### The problem
What lines of the data include the string "chart"? Copy them all.

### Data section
══════

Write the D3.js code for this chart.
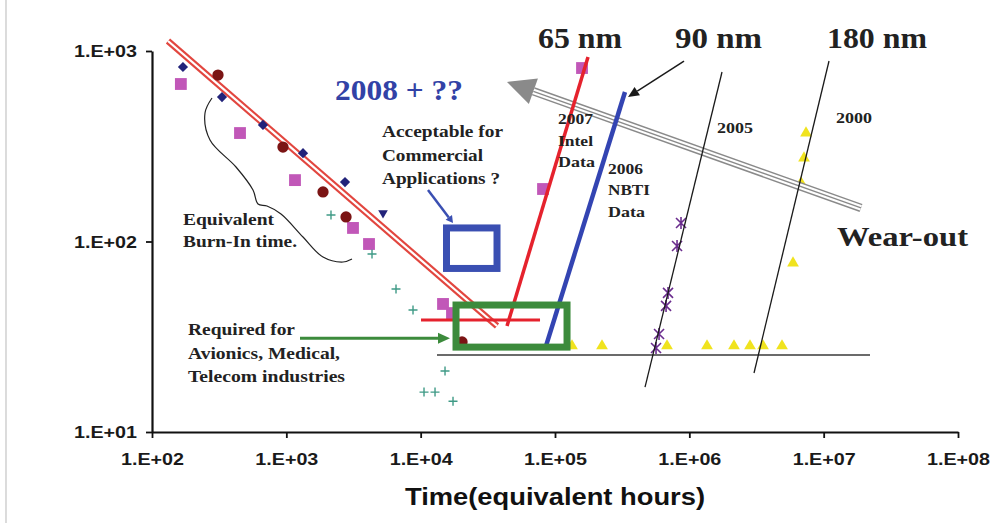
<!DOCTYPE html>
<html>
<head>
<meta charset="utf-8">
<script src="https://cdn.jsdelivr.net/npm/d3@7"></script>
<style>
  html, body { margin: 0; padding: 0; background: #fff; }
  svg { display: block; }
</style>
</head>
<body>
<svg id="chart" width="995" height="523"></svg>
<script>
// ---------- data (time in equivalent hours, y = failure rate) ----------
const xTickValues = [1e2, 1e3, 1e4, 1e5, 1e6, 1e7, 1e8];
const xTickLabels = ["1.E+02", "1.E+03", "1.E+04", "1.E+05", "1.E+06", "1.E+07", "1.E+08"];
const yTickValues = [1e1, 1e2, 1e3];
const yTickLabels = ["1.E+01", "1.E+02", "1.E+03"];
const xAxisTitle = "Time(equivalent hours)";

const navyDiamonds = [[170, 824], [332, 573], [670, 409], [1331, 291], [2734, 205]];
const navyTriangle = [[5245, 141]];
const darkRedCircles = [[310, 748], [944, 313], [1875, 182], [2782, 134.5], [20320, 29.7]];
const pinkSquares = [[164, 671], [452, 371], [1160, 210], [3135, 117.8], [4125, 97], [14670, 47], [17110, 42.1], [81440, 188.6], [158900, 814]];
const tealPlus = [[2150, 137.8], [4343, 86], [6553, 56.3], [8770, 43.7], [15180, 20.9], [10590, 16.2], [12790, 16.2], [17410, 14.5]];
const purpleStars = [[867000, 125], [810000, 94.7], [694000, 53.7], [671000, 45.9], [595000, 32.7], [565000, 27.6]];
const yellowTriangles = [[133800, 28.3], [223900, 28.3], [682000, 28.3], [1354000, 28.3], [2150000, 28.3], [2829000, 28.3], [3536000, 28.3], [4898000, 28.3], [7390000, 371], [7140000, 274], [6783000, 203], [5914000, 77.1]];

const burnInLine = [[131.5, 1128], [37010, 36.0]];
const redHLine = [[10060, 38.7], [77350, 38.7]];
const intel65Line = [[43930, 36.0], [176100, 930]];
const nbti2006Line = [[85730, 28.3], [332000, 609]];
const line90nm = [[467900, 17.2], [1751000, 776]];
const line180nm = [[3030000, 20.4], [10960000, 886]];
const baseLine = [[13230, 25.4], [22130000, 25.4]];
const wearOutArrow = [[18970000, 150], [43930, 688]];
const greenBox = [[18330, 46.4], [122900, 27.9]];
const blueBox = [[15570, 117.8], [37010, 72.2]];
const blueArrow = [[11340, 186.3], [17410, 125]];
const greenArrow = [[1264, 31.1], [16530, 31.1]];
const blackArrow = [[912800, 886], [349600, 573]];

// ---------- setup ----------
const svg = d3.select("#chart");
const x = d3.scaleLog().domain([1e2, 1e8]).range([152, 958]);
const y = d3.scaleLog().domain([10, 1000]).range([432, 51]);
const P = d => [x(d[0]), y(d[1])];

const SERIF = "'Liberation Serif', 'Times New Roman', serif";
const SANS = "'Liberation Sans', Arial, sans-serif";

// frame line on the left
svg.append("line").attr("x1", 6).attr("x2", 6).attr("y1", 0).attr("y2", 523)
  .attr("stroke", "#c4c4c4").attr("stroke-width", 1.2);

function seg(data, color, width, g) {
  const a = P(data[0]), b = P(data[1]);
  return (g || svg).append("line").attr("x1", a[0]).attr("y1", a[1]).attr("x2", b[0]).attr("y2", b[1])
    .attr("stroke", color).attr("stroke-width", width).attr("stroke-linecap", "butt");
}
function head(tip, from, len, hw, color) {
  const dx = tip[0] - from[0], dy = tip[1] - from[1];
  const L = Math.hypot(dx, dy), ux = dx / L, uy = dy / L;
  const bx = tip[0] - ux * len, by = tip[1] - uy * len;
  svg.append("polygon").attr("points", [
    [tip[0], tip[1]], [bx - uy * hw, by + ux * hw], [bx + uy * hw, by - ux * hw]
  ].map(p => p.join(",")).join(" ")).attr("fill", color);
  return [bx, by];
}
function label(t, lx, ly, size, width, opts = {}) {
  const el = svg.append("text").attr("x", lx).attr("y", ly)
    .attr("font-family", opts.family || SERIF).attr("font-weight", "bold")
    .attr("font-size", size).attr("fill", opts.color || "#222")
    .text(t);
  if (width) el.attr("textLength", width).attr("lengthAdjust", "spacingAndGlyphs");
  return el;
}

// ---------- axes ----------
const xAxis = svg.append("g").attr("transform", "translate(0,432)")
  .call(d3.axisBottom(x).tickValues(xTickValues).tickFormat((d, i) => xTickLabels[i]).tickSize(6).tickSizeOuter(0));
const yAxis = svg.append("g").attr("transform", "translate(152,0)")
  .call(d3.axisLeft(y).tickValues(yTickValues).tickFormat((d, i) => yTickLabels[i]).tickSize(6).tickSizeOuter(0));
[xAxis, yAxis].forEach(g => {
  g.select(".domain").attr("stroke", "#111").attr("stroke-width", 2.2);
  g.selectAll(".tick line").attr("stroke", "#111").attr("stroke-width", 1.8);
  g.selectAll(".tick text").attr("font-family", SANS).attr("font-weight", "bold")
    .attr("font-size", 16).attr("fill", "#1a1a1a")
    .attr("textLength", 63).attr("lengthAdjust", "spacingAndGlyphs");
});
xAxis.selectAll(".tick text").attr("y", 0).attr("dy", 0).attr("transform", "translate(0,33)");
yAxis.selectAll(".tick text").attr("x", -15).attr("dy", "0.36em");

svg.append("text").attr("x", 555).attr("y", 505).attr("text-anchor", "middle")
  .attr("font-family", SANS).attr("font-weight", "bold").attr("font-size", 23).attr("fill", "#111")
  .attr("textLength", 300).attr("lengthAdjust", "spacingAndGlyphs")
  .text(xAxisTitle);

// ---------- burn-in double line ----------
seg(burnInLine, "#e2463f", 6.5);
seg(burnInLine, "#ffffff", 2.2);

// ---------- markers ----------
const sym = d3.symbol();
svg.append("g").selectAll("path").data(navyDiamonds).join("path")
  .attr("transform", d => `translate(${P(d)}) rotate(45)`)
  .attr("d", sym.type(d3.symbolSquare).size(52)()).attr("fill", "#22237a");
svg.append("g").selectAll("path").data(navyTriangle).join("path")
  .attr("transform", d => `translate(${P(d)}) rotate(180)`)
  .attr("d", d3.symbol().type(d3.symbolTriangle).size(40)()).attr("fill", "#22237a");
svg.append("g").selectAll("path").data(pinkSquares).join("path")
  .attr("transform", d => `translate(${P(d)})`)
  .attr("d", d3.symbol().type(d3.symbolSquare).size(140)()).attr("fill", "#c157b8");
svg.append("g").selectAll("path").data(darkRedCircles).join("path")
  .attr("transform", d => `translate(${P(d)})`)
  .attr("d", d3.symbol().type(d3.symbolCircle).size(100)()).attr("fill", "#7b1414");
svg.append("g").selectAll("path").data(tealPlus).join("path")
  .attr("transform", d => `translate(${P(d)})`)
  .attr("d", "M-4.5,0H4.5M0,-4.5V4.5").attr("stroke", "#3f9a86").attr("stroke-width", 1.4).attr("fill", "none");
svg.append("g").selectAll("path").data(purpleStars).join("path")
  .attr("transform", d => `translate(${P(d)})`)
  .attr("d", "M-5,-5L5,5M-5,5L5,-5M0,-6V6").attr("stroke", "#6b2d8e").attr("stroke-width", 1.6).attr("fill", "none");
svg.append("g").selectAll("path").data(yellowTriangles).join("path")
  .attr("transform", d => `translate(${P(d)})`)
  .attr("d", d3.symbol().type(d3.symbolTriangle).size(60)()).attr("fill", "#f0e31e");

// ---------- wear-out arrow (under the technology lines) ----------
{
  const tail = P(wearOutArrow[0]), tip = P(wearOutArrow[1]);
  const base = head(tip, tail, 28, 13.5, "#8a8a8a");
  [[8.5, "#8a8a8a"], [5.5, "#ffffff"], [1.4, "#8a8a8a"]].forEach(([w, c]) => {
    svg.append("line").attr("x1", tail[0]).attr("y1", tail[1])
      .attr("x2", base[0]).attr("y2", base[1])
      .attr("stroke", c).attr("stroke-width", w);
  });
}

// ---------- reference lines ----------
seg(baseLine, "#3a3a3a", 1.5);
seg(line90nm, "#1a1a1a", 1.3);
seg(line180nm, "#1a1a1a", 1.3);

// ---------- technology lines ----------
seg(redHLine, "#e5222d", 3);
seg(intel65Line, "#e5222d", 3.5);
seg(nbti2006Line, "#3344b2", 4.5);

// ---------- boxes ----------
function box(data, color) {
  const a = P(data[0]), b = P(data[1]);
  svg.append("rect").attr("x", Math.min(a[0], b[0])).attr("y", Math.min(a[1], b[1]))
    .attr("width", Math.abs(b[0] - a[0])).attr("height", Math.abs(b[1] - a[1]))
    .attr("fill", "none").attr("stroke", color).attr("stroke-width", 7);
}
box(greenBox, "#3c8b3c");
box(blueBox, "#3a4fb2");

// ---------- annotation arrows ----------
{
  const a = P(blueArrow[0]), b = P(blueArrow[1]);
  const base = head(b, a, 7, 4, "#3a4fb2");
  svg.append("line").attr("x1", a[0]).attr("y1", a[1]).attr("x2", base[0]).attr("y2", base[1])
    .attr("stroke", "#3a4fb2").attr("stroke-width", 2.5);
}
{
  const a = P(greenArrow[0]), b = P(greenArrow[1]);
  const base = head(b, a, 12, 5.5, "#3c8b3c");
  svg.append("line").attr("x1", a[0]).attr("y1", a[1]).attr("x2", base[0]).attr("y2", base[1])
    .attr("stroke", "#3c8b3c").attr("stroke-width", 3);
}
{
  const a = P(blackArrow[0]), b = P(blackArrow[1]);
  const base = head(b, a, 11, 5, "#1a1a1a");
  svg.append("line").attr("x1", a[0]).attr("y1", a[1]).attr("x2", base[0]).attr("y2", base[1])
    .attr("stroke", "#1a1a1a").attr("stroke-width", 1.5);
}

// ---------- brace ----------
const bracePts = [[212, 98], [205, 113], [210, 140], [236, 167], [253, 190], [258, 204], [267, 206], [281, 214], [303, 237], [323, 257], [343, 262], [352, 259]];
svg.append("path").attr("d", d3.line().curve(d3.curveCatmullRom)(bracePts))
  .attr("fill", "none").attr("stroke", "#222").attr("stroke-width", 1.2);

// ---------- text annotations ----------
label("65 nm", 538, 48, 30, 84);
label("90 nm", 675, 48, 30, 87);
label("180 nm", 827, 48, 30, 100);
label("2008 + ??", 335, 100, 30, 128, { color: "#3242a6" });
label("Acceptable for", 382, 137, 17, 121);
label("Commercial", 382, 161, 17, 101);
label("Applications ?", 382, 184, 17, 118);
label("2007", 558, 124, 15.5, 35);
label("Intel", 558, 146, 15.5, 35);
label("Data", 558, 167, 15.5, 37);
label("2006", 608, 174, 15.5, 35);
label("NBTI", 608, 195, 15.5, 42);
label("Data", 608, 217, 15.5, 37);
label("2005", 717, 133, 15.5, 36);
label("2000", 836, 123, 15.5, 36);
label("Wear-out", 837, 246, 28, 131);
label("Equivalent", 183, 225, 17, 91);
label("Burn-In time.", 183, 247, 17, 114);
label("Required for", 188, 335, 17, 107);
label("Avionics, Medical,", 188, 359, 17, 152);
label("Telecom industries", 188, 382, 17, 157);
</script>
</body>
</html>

══════

### Expected output
Write the D3.js code for this chart.
<svg id="chart" width="995" height="523"></svg>
const svg = d3.select("#chart");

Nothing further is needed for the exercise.